My question is, what are other improvements/optimizations that are more or less unique to Haskell in terms of feasibility/simplicity but not yet implemented? (I mostly care about GHC, but also love to hear about others)
One optimization I'd love to see in GHC is supercompilation. That seems unlikely in the near-future of GHC, though, because it's whole-program optimization, and GHC is very focused on module-at-a-time compilation.
Basically, supercompilation is executing as much of a program as possible at compile time. It naturally subsumes inlining, deforestation, specialization, and any number of other techniques. Early experimental results have been promising, but it's a very expensive process. It's hard to see it being a practical optimization, but the concept is ridiculously awesome.

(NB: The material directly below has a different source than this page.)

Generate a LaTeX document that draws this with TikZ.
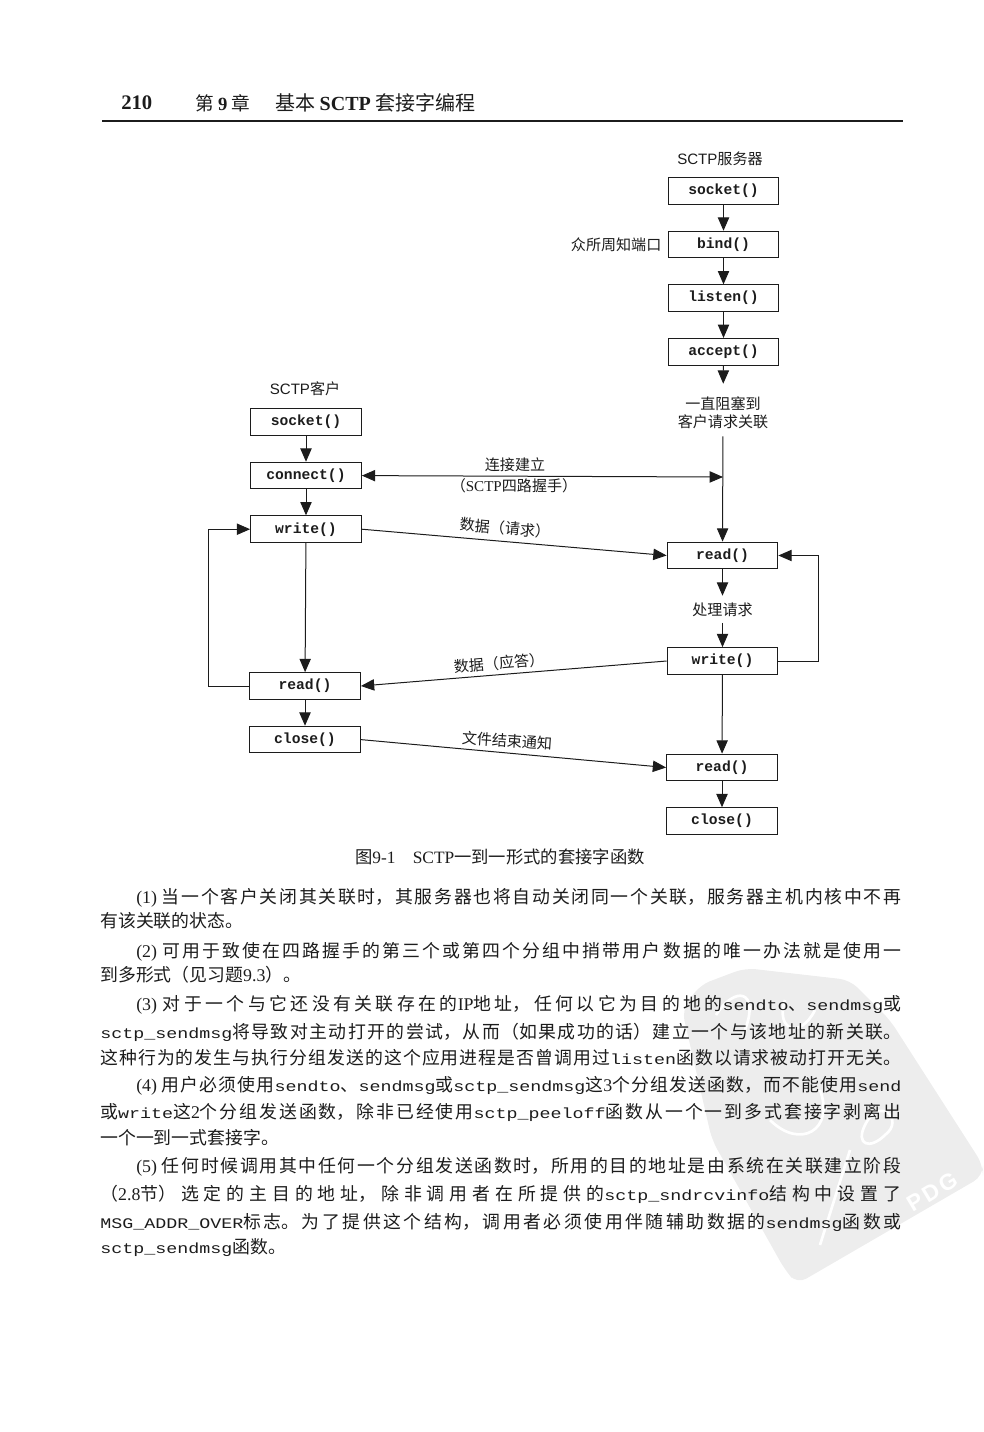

Another issue that SPJ states in his paper on modular supercompilation is combining supercompilation with unboxing. Possibilities for unboxing in supercompiled program are significantly reduced. This causes decrease in performance in comparison with unoptimized program passed through GHC strict-analyser/unboxer. See http://research.microsoft.com/en-us/um/people/simonpj/papers/supercompilation/
Another powerful but also "not yet ready for production use" technique is worker-wrapper transformation.